Il porte sur la libéralisation d’une série de secteurs tels que les services financiers ou les télécommunications, et rien n’empêche en théorie que le Royaume-Uni rejoigne la table des négociations après son divorce avec l’UE. Le pays pourrait bien assumer de claquer la porte du TAFTA/TTIP et d’aller faire valoir ses intérêts offensifs dans cette nouvelle enceinte, en manœuvrant avec les États-Unis pour imposer une vision anglo-saxonne de la libération des services.

L’UE va devoir réviser sa politique commerciale

De son côté, l’Europe s’affiche encore comme insensible au départ du Royaume-Uni dans le domaine commercial. La commissaire européenne en charge du commerce, Cecilia Malmström, répète incessamment que l’UE reste la première puissance commerciale du monde, avec ou sans Brexit.

Elle veut également croire que le TAFTA/TTIP verra le jour, avec ou sans le Royaume-Uni. Cela ne sera probablement pas le cas, et bientôt l’UE ne pourra plus faire l’économie d’une profonde révision de sa politique commerciale, afin que les citoyens s’en approprient les objectifs et les moyens et cessent de la voir comme une menace.

Si, comme le disait le général de Gaulle lorsqu’il refusa la première demande d’entrée du Royaume-Uni dans l’UE en 1963, « La nature, la structure, la conjoncture qui sont propres à l’Angleterre diffèrent profondément de celles des continentaux », alors l’UE devra acter que le départ du plus atlantiste de ses membres n’est pas neutre en termes de sens.

Les priorités et le choix des partenaires privilégiés devront être revus en conséquence.
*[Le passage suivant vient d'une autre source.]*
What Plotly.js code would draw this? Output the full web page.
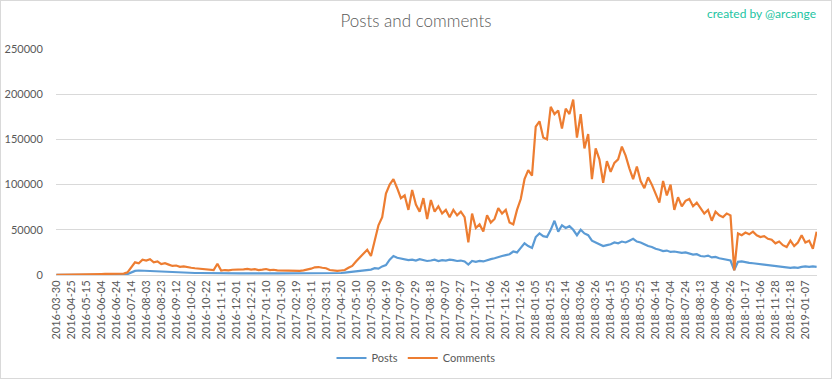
<!DOCTYPE html>
<html>
<head>
<meta charset="utf-8">
<script src="https://cdn.plot.ly/plotly-3.0.1.min.js"></script>
<style>
  html, body { margin: 0; padding: 0; background: #ffffff; }
  #wrap { position: relative; width: 832px; height: 379px; }
  #chart { width: 832px; height: 379px; }
  #frame { position: absolute; left: 0; top: 0; width: 832px; height: 379px; box-sizing: border-box; border: 1px solid #d9d9d9; pointer-events: none; }
</style>
</head>
<body>
<div id="wrap"><div id="chart"></div><div id="frame"></div></div>
<script>
// Tick labels (one every 20 data points on a category-style axis)
const dateLabels = [
  "2016-03-30","2016-04-25","2016-05-15","2016-06-04","2016-06-24","2016-07-14","2016-08-03","2016-08-23",
  "2016-09-12","2016-10-02","2016-10-22","2016-11-11","2016-12-01","2016-12-21","2017-01-10","2017-01-30",
  "2017-02-19","2017-03-11","2017-03-31","2017-04-20","2017-05-10","2017-05-30","2017-06-19","2017-07-09",
  "2017-07-29","2017-08-18","2017-09-07","2017-09-27","2017-10-17","2017-11-06","2017-11-26","2017-12-16",
  "2018-01-05","2018-01-25","2018-02-14","2018-03-06","2018-03-26","2018-04-15","2018-05-05","2018-05-25",
  "2018-06-14","2018-07-04","2018-07-24","2018-08-13","2018-09-04","2018-09-26","2018-10-17","2018-11-06",
  "2018-11-28","2018-12-18","2019-01-07"
];
const pointsPerLabel = 20;
const sampleStep = 5;      // one value read every 5 data points
const totalPoints = 1016;

// Posts (sampled every 5 data points)
const posts = [
  100,100,100,120,120,150,150,200,200,200, 250,250,250,300,300,300,300,300,400,1000,
  3000,4500,5000,4800,4200,4000,3800,3500,3300,3200, 3000,2800,2800,2600,2500,2400,2300,2200,2200,2100,
  2000,2000,1900,2000,1800,1900,1800,2000,1900,1800, 1900,2000,1800,1900,1800,1900,2000,1800,1900,1800,
  1800,1900,1800,1700,1800,1700,1800,1900,2000,2200, 2300,2200,2100,1900,1800,1900,2200,2600,3000,3500,
  4000,4800,5000,5500,6000,7500,7000,9500,11000,17000, 21000,19000,18000,17500,16500,17000,16000,17500,16500,15500,
  16000,17000,15500,16500,16000,17000,16500,15500,16000,15000, 11500,15500,14500,15500,15000,16500,17500,18500,20000,21000,
  22000,23000,26000,25000,30000,35000,32000,30000,42000,46000, 43000,42000,50000,60000,48000,55000,52000,54000,50000,44000,
  50000,46000,44000,38000,36000,34000,32000,33000,34000,36000, 35000,37000,36000,38000,40000,37000,36000,34000,32000,31000,
  29000,28000,26500,27000,25500,26000,25000,24500,25000,24000, 22500,23000,21000,20500,21500,19500,20000,18500,17500,17000,
  16000,5500,14500,15000,14000,13500,13000,12500,12000,11500, 11000,10500,10000,9500,9000,8500,8000,8500,8000,9000,
  9500,9000,9500,9000
];

// Comments (sampled every 5 data points)
const comments = [
  300,300,350,400,400,450,600,900,800,1000, 1100,1000,1100,1200,1100,1200,1300,1200,1500,3000,
  8000,14000,13000,17000,16000,17500,14000,15000,12000,13000, 11500,10000,10500,9000,9500,8500,8000,7500,7000,7200,
  6500,6000,5500,12500,5000,5500,5200,5800,6000,5500, 6200,6800,6000,6500,5500,6000,6600,5500,5800,5200,
  5000,5500,5300,4800,5000,4500,5200,6000,7000,8500, 8800,8000,7500,5500,4800,4500,5000,5500,8000,10000,
  15000,19000,23000,28000,21000,38000,55000,64000,90000,100000, 106000,96000,85000,88000,72000,94000,78000,70000,85000,62000,
  83000,70000,76000,68000,72000,64000,72000,66000,70000,64000, 36000,68000,52000,56000,48000,66000,58000,62000,74000,68000,
  72000,58000,56000,72000,84000,106000,116000,110000,164000,170000, 152000,150000,186000,178000,182000,162000,184000,178000,194000,152000,
  178000,140000,156000,106000,140000,128000,102000,126000,114000,124000, 128000,142000,132000,118000,106000,120000,104000,96000,108000,100000,
  90000,80000,104000,88000,100000,72000,86000,76000,82000,84000, 76000,80000,74000,68000,72000,60000,70000,66000,64000,68000,
  66000,5000,46000,44000,47000,45000,48000,44000,42000,43000, 40000,39000,35000,37000,33000,31000,38000,32000,36000,44000,
  36000,38000,29000,48000
];

const xs = posts.map((_, i) => i * sampleStep);
const tickVals = dateLabels.map((_, i) => i * pointsPerLabel);

const FONT = "Lato, 'Open Sans', 'DejaVu Sans', sans-serif";
const GREY = "#595959";

const traces = [
  { x: xs, y: posts, type: "scatter", mode: "lines", name: "Posts",
    line: { color: "#5b9bd5", width: 2.2 }, hoverinfo: "skip" },
  { x: xs, y: comments, type: "scatter", mode: "lines", name: "Comments",
    line: { color: "#ed7d31", width: 2.2 }, hoverinfo: "skip" }
];

const layout = {
  width: 832, height: 379,
  margin: { l: 56, r: 15, t: 49, b: 104, autoexpand: false },
  paper_bgcolor: "#ffffff", plot_bgcolor: "#ffffff",
  font: { family: FONT, color: GREY, size: 11 },
  title: { text: "Posts and comments", font: { family: FONT, size: 17, color: GREY, weight: 300 },
           x: 0.5, xanchor: "center", xref: "container", y: 1 - 21 / 379, yref: "container", yanchor: "middle" },
  showlegend: true,
  legend: { orientation: "h", x: 0.5, xanchor: "center", xref: "container",
            y: 1 - 358 / 379, yref: "container", yanchor: "middle",
            font: { family: FONT, size: 11, color: GREY }, itemwidth: 30, tracegroupgap: 0 },
  xaxis: {
    range: [-0.5, totalPoints - 0.5], showgrid: false, zeroline: false,
    showline: true, linecolor: "#d9d9d9", linewidth: 1, automargin: false,
    tickmode: "array", tickvals: tickVals, ticktext: dateLabels,
    tickangle: -90, ticks: "", tickfont: { family: FONT, size: 11, color: GREY },
    fixedrange: true
  },
  yaxis: {
    range: [0, 250000], dtick: 50000, tick0: 0, tickformat: "d", automargin: false,
    showgrid: true, gridcolor: "#d9d9d9", gridwidth: 1, zeroline: false, showline: false,
    ticks: "outside", ticklen: 10, tickcolor: "rgba(0,0,0,0)",
    tickfont: { family: FONT, size: 11, color: GREY }, fixedrange: true
  },
  annotations: [{
    text: "created by @arcange", xref: "paper", yref: "paper",
    x: 1.001, xanchor: "right", y: 1.155, yanchor: "middle", showarrow: false,
    font: { family: FONT, size: 12, color: "#22c4a2" }
  }]
};

Plotly.newPlot("chart", traces, layout, { displayModeBar: false, staticPlot: true });
</script>
</body>
</html>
Une bonne chose serait que la priorité soit redonnée au niveau multilatéral, au sein de l’Organisation mondiale du commerce et en lien prioritaire avec les pays en développement, afin que soient édictées des règles permettant un commerce respectueux des besoins de chacun et favorisant un développement harmonieux à l’échelle de la planète. Si un tel revirement s’opère à l’avenir, le Brexit aura peut-être produit au moins une chose positive.